= Given exercise =
Copy verbatim the block of lines in the entries below whose first line contains "Recreate this image" and whose last line contains "from bokeh.resources import INLINE". Leave out all other lines.

= Data =
☆ ☆ ☆ ☆
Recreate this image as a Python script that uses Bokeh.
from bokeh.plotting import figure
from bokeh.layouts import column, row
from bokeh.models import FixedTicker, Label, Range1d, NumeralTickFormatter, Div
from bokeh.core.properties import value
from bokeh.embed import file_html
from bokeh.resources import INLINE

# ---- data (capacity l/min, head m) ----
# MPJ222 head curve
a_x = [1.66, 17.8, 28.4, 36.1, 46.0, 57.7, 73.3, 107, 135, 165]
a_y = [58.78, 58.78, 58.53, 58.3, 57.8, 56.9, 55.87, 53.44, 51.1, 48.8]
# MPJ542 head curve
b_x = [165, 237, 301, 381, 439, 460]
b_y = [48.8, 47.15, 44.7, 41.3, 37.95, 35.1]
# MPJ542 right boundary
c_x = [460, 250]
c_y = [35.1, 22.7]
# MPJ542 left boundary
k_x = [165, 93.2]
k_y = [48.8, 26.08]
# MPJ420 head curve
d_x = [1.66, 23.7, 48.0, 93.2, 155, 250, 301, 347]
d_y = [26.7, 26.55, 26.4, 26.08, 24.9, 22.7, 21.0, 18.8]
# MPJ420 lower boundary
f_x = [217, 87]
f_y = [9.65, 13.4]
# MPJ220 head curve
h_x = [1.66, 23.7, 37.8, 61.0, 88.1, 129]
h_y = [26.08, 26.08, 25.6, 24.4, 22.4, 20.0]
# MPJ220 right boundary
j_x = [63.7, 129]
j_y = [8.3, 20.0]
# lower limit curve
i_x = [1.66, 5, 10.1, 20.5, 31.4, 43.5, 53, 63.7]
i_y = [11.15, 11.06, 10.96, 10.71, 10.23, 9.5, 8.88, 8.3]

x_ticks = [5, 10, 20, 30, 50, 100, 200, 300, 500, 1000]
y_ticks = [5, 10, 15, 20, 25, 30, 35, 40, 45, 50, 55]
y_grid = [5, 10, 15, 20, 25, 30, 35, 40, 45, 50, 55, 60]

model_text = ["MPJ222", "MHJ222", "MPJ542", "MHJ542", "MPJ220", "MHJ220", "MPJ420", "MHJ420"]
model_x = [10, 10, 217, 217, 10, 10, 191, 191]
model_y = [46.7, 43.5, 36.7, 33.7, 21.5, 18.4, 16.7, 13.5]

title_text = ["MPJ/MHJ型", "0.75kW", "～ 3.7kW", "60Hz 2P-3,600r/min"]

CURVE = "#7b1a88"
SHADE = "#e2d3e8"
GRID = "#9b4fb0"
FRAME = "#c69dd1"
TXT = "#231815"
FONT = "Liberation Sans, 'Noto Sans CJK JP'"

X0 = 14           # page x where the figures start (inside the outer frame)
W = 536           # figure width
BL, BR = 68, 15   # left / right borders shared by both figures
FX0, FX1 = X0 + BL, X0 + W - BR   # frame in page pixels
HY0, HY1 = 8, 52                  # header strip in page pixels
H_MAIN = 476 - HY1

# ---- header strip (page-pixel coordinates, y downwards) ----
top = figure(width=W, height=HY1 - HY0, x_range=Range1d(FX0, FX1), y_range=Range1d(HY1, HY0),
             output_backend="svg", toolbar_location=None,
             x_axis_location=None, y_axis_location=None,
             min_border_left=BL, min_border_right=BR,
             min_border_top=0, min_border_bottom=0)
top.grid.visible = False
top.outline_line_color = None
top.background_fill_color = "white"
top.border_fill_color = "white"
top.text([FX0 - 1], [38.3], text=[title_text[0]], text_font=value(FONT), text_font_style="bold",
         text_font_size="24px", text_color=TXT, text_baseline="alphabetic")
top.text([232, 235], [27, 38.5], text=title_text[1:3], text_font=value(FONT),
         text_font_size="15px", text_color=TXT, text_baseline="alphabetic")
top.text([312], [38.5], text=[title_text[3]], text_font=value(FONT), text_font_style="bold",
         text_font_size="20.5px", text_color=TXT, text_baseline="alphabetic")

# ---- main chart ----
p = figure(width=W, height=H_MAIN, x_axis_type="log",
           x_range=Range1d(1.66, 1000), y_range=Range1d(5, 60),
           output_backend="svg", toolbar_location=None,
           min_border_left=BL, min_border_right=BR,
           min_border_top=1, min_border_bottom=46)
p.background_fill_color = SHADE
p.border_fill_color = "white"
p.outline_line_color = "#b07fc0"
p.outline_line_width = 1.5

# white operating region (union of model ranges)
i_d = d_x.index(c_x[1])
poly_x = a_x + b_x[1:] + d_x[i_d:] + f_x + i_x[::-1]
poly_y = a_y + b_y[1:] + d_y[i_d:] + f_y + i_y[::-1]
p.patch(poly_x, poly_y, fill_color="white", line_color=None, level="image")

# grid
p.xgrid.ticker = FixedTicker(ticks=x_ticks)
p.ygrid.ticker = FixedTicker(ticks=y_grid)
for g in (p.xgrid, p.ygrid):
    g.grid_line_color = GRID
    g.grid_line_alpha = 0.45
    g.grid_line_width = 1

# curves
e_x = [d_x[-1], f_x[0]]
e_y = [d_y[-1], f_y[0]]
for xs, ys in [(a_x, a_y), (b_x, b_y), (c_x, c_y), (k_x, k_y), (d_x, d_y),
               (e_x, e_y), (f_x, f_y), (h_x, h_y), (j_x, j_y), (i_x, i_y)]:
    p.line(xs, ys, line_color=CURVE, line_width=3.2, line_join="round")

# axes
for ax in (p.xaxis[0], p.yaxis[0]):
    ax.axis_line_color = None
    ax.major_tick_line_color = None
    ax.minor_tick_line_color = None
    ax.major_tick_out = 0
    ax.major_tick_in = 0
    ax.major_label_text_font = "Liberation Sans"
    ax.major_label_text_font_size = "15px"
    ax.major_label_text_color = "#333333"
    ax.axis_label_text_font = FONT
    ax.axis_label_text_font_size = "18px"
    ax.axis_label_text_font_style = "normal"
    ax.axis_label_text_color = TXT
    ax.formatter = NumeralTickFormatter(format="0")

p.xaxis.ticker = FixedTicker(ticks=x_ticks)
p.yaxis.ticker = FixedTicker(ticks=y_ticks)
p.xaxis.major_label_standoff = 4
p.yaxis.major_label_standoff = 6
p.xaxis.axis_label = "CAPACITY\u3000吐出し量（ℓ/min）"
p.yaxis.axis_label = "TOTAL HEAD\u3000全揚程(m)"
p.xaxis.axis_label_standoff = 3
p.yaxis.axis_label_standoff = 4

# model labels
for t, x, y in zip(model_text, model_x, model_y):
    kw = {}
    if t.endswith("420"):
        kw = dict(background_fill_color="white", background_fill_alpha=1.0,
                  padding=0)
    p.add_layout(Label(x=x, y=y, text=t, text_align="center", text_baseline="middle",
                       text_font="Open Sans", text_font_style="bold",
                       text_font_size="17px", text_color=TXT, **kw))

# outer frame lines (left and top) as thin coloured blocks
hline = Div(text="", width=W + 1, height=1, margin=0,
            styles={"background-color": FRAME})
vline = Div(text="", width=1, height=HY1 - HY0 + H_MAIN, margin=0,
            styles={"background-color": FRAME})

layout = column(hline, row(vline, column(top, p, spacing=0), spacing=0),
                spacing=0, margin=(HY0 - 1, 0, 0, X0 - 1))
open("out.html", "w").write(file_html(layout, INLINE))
☆ ☆ ☆ ☆
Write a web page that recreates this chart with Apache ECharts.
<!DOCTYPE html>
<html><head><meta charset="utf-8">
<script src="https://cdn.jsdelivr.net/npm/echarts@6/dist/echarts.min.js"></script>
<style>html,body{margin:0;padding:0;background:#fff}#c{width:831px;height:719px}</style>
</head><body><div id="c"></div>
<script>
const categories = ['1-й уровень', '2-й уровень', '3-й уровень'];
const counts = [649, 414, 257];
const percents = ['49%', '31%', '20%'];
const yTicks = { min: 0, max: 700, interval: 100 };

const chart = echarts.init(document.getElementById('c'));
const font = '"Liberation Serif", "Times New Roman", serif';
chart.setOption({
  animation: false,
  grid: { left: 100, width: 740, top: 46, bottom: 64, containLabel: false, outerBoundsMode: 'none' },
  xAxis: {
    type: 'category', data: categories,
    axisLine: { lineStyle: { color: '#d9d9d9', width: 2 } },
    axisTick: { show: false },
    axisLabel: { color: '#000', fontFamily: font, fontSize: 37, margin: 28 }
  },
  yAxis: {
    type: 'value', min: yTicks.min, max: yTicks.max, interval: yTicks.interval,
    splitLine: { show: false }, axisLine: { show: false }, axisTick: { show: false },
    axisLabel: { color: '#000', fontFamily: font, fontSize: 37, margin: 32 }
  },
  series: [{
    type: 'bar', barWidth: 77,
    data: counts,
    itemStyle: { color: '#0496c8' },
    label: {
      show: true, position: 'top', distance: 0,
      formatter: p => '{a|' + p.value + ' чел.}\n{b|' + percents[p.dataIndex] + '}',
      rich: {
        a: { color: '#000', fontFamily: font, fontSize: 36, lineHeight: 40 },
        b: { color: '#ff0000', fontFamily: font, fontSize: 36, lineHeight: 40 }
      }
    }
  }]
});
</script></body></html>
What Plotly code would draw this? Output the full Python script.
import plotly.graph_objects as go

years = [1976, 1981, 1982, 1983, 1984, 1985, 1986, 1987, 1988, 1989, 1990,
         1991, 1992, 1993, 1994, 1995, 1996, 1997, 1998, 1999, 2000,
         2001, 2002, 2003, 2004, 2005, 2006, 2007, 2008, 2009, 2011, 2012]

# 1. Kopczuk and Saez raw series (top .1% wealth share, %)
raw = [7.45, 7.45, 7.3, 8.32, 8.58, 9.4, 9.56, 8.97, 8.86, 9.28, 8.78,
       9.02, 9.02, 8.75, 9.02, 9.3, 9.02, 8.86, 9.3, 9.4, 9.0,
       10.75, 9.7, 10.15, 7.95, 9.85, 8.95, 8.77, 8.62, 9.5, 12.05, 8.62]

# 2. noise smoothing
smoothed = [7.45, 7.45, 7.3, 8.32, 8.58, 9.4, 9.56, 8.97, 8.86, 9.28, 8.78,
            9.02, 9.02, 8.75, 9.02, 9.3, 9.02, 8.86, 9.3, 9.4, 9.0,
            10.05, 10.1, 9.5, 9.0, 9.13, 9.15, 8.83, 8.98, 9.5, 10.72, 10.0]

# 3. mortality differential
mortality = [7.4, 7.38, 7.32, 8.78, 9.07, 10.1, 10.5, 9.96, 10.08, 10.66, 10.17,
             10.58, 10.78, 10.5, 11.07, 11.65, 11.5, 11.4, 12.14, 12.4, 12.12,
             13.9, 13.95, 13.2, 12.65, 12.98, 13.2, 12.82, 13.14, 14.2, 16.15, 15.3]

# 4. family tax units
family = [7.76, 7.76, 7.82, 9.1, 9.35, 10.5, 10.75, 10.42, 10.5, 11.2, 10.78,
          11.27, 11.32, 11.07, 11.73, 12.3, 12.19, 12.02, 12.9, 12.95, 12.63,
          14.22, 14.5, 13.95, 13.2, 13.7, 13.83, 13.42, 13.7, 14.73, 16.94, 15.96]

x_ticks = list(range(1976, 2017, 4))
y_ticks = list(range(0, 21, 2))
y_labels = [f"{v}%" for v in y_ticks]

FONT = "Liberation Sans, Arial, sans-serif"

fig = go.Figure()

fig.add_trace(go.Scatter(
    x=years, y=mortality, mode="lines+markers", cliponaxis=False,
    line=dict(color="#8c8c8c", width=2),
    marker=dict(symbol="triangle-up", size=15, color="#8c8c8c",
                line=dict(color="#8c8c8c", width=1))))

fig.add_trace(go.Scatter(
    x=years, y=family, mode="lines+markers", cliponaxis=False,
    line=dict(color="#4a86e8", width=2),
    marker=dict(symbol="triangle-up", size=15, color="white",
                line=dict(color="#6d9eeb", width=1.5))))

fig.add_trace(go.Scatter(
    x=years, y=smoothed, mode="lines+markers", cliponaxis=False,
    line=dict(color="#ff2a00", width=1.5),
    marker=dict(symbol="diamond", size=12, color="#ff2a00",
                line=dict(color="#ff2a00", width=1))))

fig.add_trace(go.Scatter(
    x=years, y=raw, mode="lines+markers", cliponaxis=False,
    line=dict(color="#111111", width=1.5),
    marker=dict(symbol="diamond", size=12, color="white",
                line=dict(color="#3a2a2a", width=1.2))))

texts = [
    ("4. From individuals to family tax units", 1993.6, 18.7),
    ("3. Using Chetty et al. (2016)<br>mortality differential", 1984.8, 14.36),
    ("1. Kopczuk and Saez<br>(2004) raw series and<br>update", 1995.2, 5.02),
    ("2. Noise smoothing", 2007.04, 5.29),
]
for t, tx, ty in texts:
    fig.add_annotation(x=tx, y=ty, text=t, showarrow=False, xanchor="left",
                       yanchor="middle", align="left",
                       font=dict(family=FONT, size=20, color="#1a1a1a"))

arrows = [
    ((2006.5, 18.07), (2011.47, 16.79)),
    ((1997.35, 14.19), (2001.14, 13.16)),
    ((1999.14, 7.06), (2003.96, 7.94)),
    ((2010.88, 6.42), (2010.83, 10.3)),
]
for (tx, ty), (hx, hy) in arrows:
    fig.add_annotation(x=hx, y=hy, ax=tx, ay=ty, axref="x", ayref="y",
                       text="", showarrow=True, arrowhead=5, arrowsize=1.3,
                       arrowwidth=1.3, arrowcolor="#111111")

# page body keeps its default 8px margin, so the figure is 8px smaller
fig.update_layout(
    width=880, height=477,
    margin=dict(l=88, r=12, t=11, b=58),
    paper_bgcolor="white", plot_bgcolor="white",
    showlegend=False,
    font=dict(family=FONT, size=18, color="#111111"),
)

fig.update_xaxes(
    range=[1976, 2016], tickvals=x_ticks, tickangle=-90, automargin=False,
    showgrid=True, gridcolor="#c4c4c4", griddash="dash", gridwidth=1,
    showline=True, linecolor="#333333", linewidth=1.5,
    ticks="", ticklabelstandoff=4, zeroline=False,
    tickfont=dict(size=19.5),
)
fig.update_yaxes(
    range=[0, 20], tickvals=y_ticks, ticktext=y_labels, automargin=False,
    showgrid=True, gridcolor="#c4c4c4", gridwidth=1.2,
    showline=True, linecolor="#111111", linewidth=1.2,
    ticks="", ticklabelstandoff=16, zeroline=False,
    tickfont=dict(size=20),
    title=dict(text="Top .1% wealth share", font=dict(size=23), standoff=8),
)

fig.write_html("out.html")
☆ ☆ ☆ ☆
= Answer to the problem =
Recreate this image as a Python script that uses Bokeh.
from bokeh.plotting import figure
from bokeh.layouts import column, row
from bokeh.models import FixedTicker, Label, Range1d, NumeralTickFormatter, Div
from bokeh.core.properties import value
from bokeh.embed import file_html
from bokeh.resources import INLINE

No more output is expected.